Post appointment of a VA, there are two meetings that are required to be held by the VA and each require five business days’ notice to be provided to creditors before they are held.
The first meeting must be held within eight days of appointment (s436E) and the second meeting within five business days before or after the end of the convening period (s439A).
The convening period is twenty business days after appointment unless the appointment is within less than twenty-five business days of Christmas Day or Good Friday where the convening period is extended to twenty-five business days.
The court can also extend the convening period, or the Voluntary Administrator can seek creditors consent to adjourn the second meeting for up to forty-five business days (IPR 75-40).
At the second meeting, generally creditors will vote to accept a Deed of Company Arrangement (DOCA) proposal or to place the company into Liquidation. Each of those scenarios affect the timing of any potential dividend payment.
What happens if a DOCA proposal is accepted?
If creditors resolve to accept a DOCA proposal, it must be executed by the company within fifteen business days of the meeting of creditors at which it was accepted (s444B).
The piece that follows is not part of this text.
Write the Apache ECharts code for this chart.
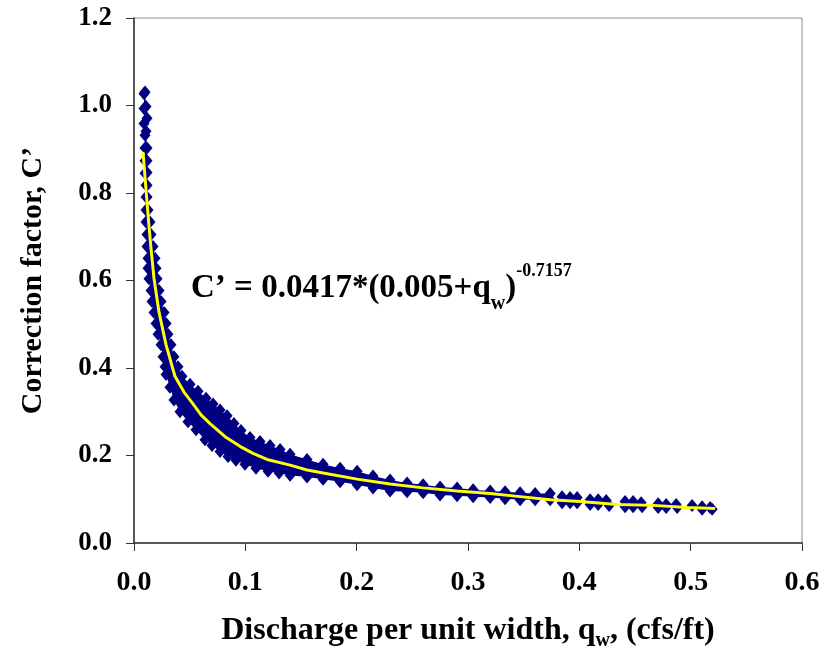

The terms of the DOCA will also influence the timing of a dividend. The funds available to creditors under a DOCA may be made available immediately or paid into the fund over an extended period.
Generally, once all funds are received in line with the terms of the DOCA, the deed administrator will call for proofs of debt, write to all known creditors whose claims have not been admitted and a notice of intention to declare dividend will be lodged on the insolvency notices website administered by the Australian Securities and Investments Commission (ASIC).
The Deed Administrator must provide at least twenty-one days after lodging the notice for creditors to lodge a proof of debt. The declaration (payment date) cannot be more than 2 months after the notice date.
In theory, the earliest a dividend can be declared and paid is 31 business days after appointment. In practice it is often longer.
The below graph provides a visual illustration of a potential dividend process in a VA/DOCA scenario.
What happens if a Company is placed into Liquidation?
In liquidation, the same timelines in relation to preparing for, declaring, and paying a dividend to creditors apply to those in a DOCA scenario. The most critical factor in a liquidation scenario is whether the liquidator can realise sufficient funds to enable a dividend to be paid to creditors.
In many liquidations, there are insufficient funds to enable a dividend to be paid to creditors. The type of business, the type of assets it owns and their appeal to a market all effect the timing of realisations and in some circumstances, this may take an extended period to complete. The Liquidator also needs to consider and pursue any voidable transactions or insolvent trading claims, if available.
These actions, if required to be pursued through the courts, can take years to resolve. Unfortunately, in a liquidation scenario the response to when a dividend may be paid is often “how long is a piece of string?” as each of the above noted items need to considered and/or pursued before any dividend may be paid to unsecured creditors.
Each individual appointment and its circumstances are different and effect the timing and quantum of any dividend payable to the Company’s unsecured creditors.